-- START --

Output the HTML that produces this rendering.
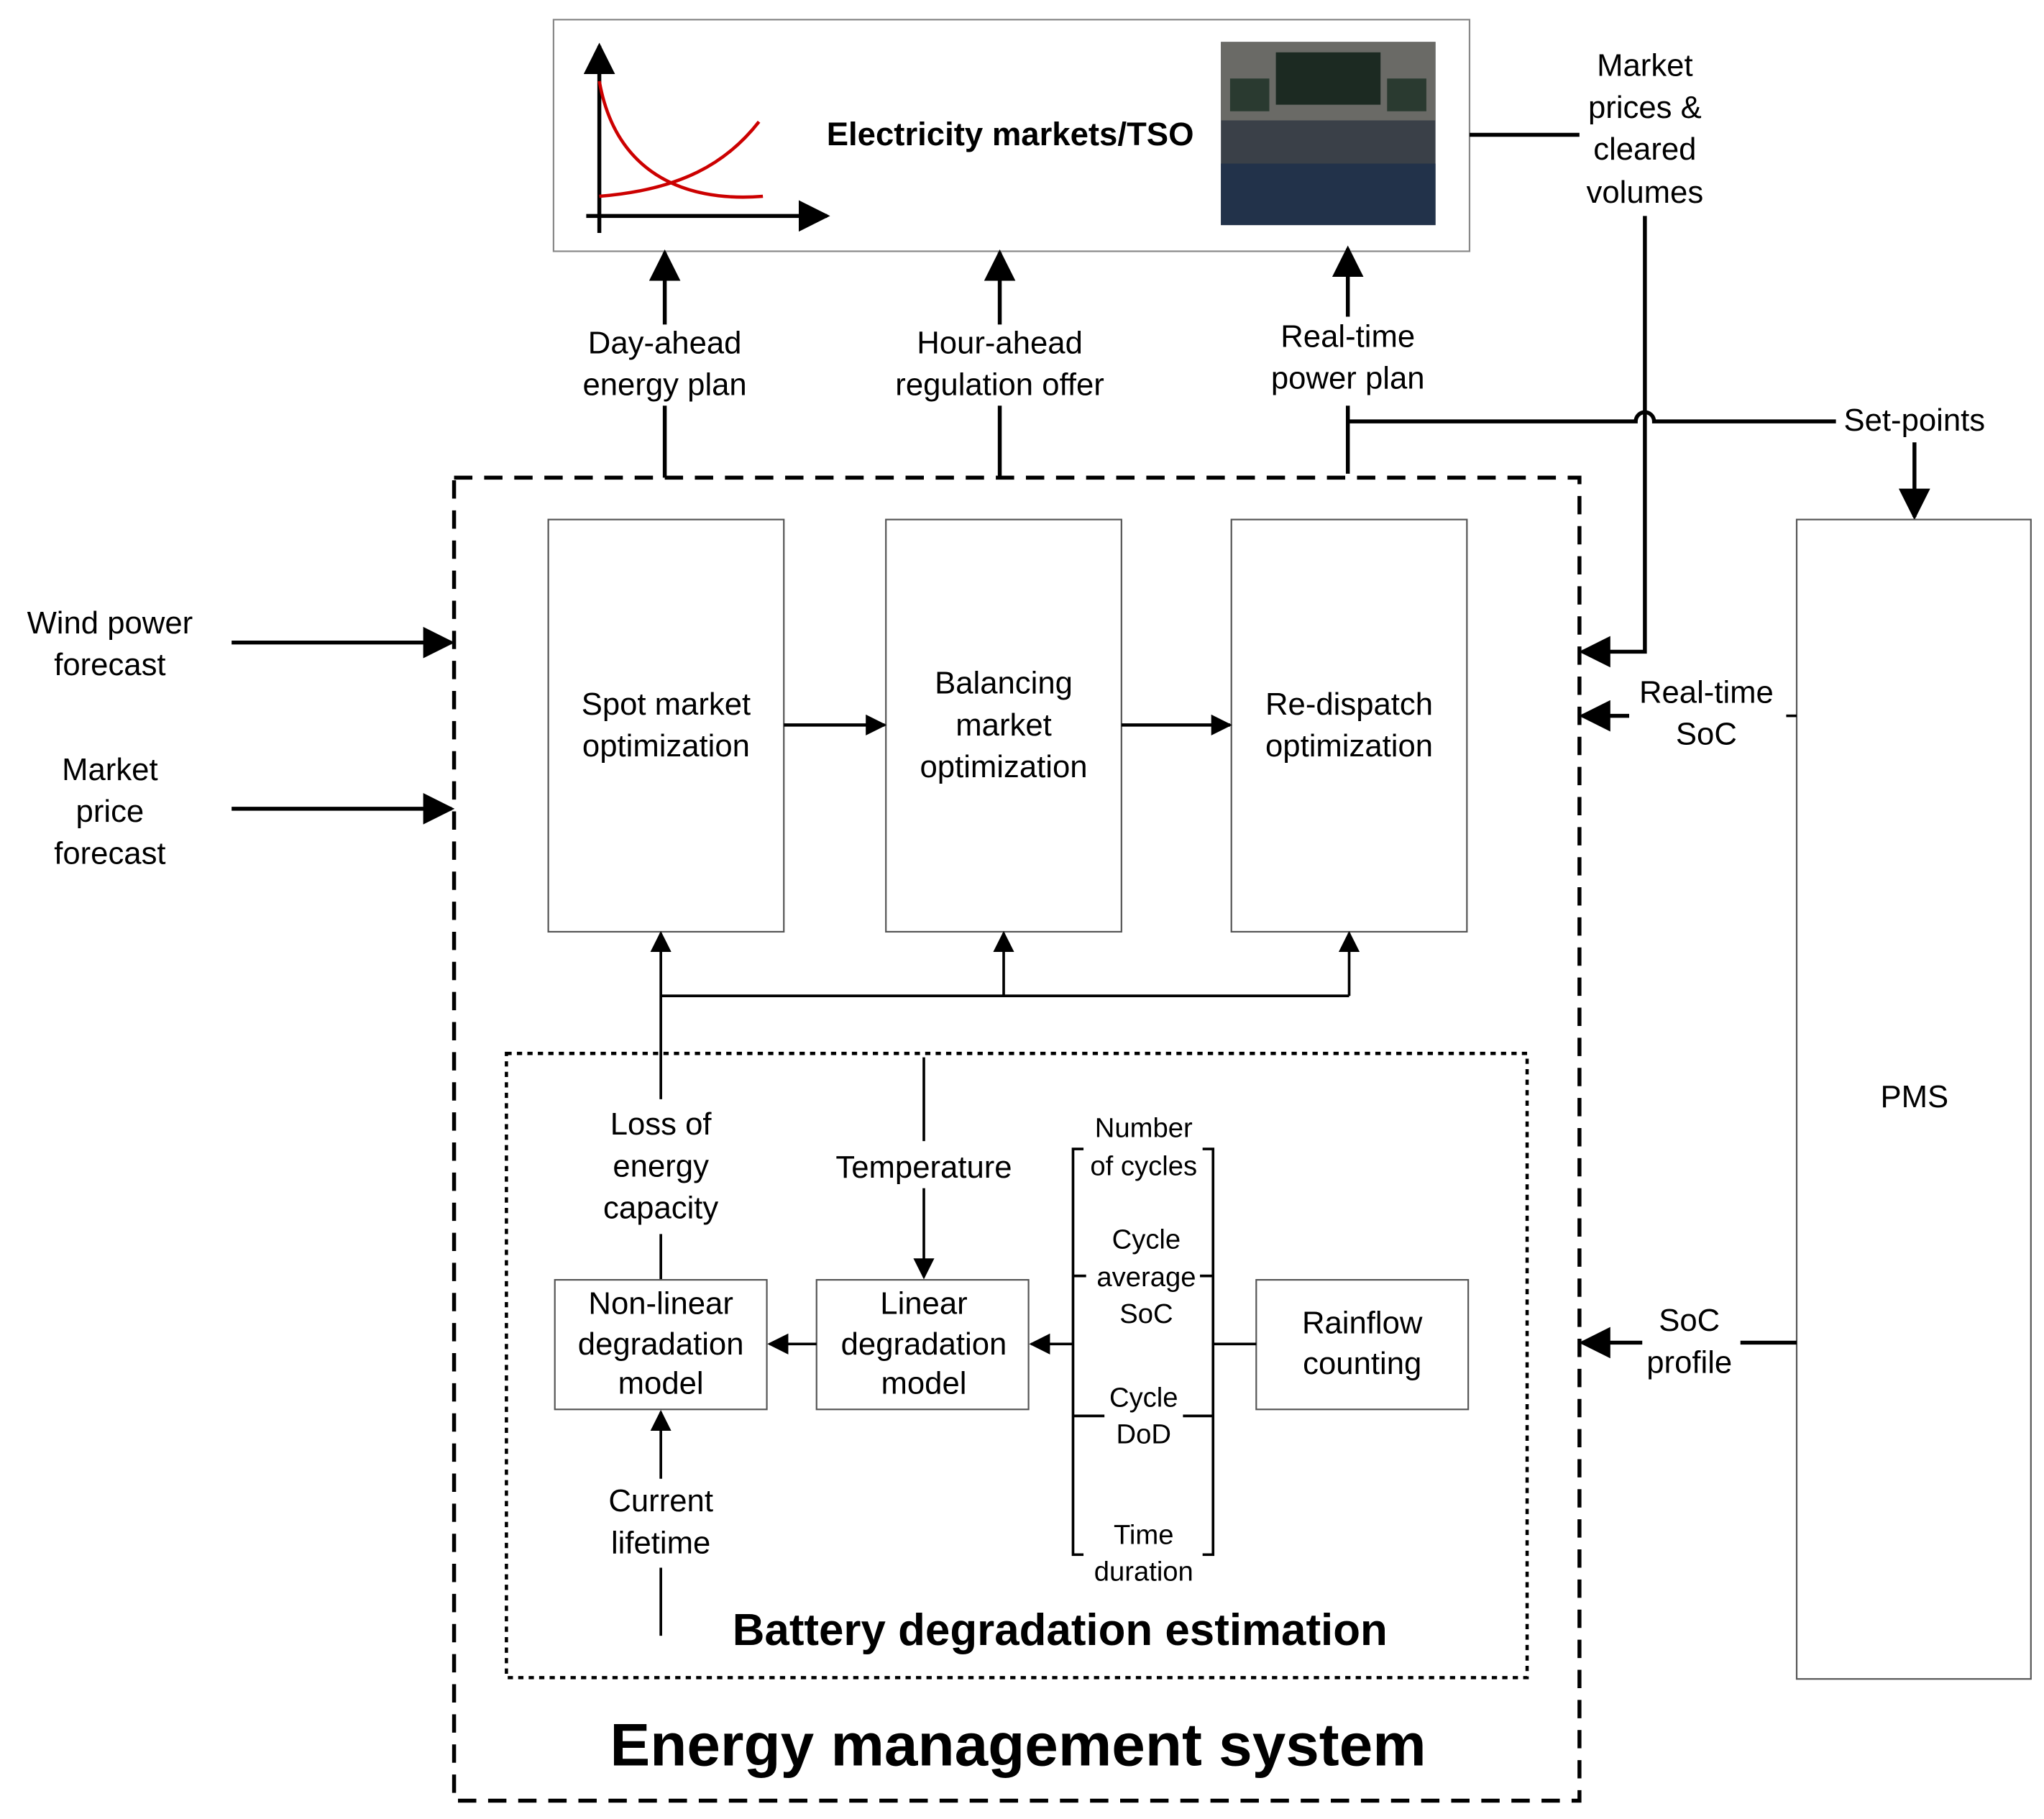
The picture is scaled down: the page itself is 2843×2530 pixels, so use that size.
<!DOCTYPE html>
<html><head><meta charset="utf-8"><style>
html,body{margin:0;padding:0;background:#fff}
svg{display:block}
text{font-family:"Liberation Sans",sans-serif;fill:#000}
</style></head><body>
<svg width="2843" height="2530" viewBox="0 0 1562 1390" xmlns="http://www.w3.org/2000/svg">
<defs>
<marker id="A" viewBox="0 0 10 10" refX="9" refY="5" markerWidth="24" markerHeight="24" orient="auto" markerUnits="userSpaceOnUse"><path d="M0,0 L10,5 L0,10 z" fill="#000"/></marker>
<marker id="s" viewBox="0 0 10 10" refX="9" refY="5" markerWidth="16" markerHeight="16" orient="auto" markerUnits="userSpaceOnUse"><path d="M0,0 L10,5 L0,10 z" fill="#000"/></marker>
</defs>
<g fill="none" stroke="#000">
<rect x="423" y="15" width="700" height="177" stroke="#888" stroke-width="1.2"/>
<line x1="458" y1="178" x2="458" y2="35" stroke-width="3" marker-end="url(#A)"/>
<line x1="448" y1="165" x2="632" y2="165" stroke-width="3" marker-end="url(#A)"/>
<path d="M458,62 C470,130 520,155 583,150" stroke="#c00" stroke-width="2.5"/>
<path d="M458,150 C520,145 555,125 580,93" stroke="#c00" stroke-width="2.5"/>
<line x1="1123" y1="103" x2="1207" y2="103" stroke-width="3"/>
<path d="M1257,165 V498 H1209" stroke-width="3" marker-end="url(#A)"/>
<line x1="508" y1="365" x2="508" y2="310" stroke-width="3"/>
<line x1="508" y1="248" x2="508" y2="193" stroke-width="3" marker-end="url(#A)"/>
<line x1="764" y1="365" x2="764" y2="310" stroke-width="3"/>
<line x1="764" y1="248" x2="764" y2="193" stroke-width="3" marker-end="url(#A)"/>
<line x1="1030" y1="362" x2="1030" y2="310" stroke-width="3"/>
<line x1="1030" y1="242" x2="1030" y2="190" stroke-width="3" marker-end="url(#A)"/>
<path d="M1030,322 H1250 A7,7 0 0 1 1264,322 H1403" stroke-width="3"/>
<line x1="1463" y1="338" x2="1463" y2="395" stroke-width="3" marker-end="url(#A)"/>
<rect x="347" y="365" width="860" height="1011" stroke-width="3" stroke-dasharray="14,9"/>
<rect x="419" y="397" width="180" height="315" stroke="#555" stroke-width="1.2"/>
<rect x="677" y="397" width="180" height="315" stroke="#555" stroke-width="1.2"/>
<rect x="941" y="397" width="180" height="315" stroke="#555" stroke-width="1.2"/>
<line x1="599" y1="554" x2="676" y2="554" stroke-width="2.5" marker-end="url(#s)"/>
<line x1="857" y1="554" x2="940" y2="554" stroke-width="2.5" marker-end="url(#s)"/>
<line x1="177" y1="491" x2="345" y2="491" stroke-width="3" marker-end="url(#A)"/>
<line x1="177" y1="618" x2="345" y2="618" stroke-width="3" marker-end="url(#A)"/>
<polyline points="505,761 1031,761" stroke-width="2"/>
<line x1="505" y1="840" x2="505" y2="713" stroke-width="2" marker-end="url(#s)"/>
<line x1="767" y1="761" x2="767" y2="713" stroke-width="2" marker-end="url(#s)"/>
<line x1="1031" y1="761" x2="1031" y2="713" stroke-width="2" marker-end="url(#s)"/>
<line x1="505" y1="943" x2="505" y2="978" stroke-width="2"/>
<rect x="387" y="805" width="780" height="477" stroke-width="2.5" stroke-dasharray="4,4"/>
<line x1="706" y1="808" x2="706" y2="872" stroke-width="2"/>
<line x1="706" y1="908" x2="706" y2="976" stroke-width="2" marker-end="url(#s)"/>
<rect x="424" y="978" width="162" height="99" stroke="#555" stroke-width="1.2"/>
<rect x="624" y="978" width="162" height="99" stroke="#555" stroke-width="1.2"/>
<rect x="960" y="978" width="162" height="99" stroke="#555" stroke-width="1.2"/>
<line x1="624" y1="1027" x2="588" y2="1027" stroke-width="2" marker-end="url(#s)"/>
<line x1="820" y1="1027" x2="788" y2="1027" stroke-width="2" marker-end="url(#s)"/>
<line x1="927" y1="1027" x2="960" y2="1027" stroke-width="2"/>
<path d="M828,878 H820 V1188 H828 M919,878 H927 V1188 H919" stroke-width="2"/>
<path d="M820,975 H830 M917,975 H927 M820,1082 H844 M904,1082 H927" stroke-width="2"/>
<line x1="505" y1="1250" x2="505" y2="1198" stroke-width="2"/>
<line x1="505" y1="1130" x2="505" y2="1079" stroke-width="2" marker-end="url(#s)"/>
<rect x="1373" y="397" width="179" height="886" stroke="#555" stroke-width="1.2"/>
<line x1="1373" y1="547" x2="1365" y2="547" stroke-width="2"/>
<line x1="1245" y1="547" x2="1209" y2="547" stroke-width="3" marker-end="url(#A)"/>
<line x1="1373" y1="1026" x2="1330" y2="1026" stroke-width="3"/>
<line x1="1255" y1="1026" x2="1209" y2="1026" stroke-width="3" marker-end="url(#A)"/>
</g>
<rect x="933" y="32" width="164" height="140" fill="#3a4048"/>
<rect x="933" y="32" width="164" height="60" fill="#6a6a66"/>
<rect x="975" y="40" width="80" height="40" fill="#1c2a22"/>
<rect x="940" y="60" width="30" height="25" fill="#2a3a30"/>
<rect x="1060" y="60" width="30" height="25" fill="#2a3a30"/>
<rect x="933" y="125" width="164" height="47" fill="#22324a"/>
<g font-size="24" text-anchor="middle">
<text x="772" y="111" font-weight="bold" font-size="25">Electricity markets/TSO</text>
<text x="1257" y="58">Market</text><text x="1257" y="90">prices &amp;</text><text x="1257" y="122">cleared</text><text x="1257" y="155">volumes</text>
<text x="508" y="270">Day-ahead</text><text x="508" y="302">energy plan</text>
<text x="764" y="270">Hour-ahead</text><text x="764" y="302">regulation offer</text>
<text x="1030" y="265">Real-time</text><text x="1030" y="297">power plan</text>
<text x="1463" y="329">Set-points</text>
<text x="84" y="484">Wind power</text><text x="84" y="516">forecast</text>
<text x="84" y="596">Market</text><text x="84" y="628">price</text><text x="84" y="660">forecast</text>
<text x="509" y="546">Spot market</text><text x="509" y="578">optimization</text>
<text x="767" y="530">Balancing</text><text x="767" y="562">market</text><text x="767" y="594">optimization</text>
<text x="1031" y="546">Re-dispatch</text><text x="1031" y="578">optimization</text>
<text x="505" y="867">Loss of</text><text x="505" y="899">energy</text><text x="505" y="931">capacity</text>
<text x="706" y="900">Temperature</text>
<text x="505" y="1004">Non-linear</text><text x="505" y="1035">degradation</text><text x="505" y="1065">model</text>
<text x="706" y="1004">Linear</text><text x="706" y="1035">degradation</text><text x="706" y="1065">model</text>
<text x="1041" y="1019">Rainflow</text><text x="1041" y="1050">counting</text>
<text x="505" y="1155">Current</text><text x="505" y="1187">lifetime</text>
<text x="1304" y="537">Real-time</text><text x="1304" y="569">SoC</text>
<text x="1291" y="1017">SoC</text><text x="1291" y="1049">profile</text>
<text x="1463" y="846">PMS</text>
</g>
<g font-size="21" text-anchor="middle">
<text x="874" y="869">Number</text><text x="874" y="898">of cycles</text>
<text x="876" y="954">Cycle</text><text x="876" y="983">average</text><text x="876" y="1011">SoC</text>
<text x="874" y="1075">Cycle</text><text x="874" y="1103">DoD</text>
<text x="874" y="1180">Time</text><text x="874" y="1208">duration</text>
</g>
<text x="810" y="1257" font-size="34" font-weight="bold" text-anchor="middle">Battery degradation estimation</text>
<text x="778" y="1349" font-size="46" font-weight="bold" text-anchor="middle">Energy management system</text>
</svg>
</body></html>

-- END --

> [EXERCISE DETAILS]:
Whichever lines contain the string "that", select and copy them.

> [EXERCISE RESPONSE]:
Output the HTML that produces this rendering.
The picture is scaled down: the page itself is 2843×2530 pixels, so use that size.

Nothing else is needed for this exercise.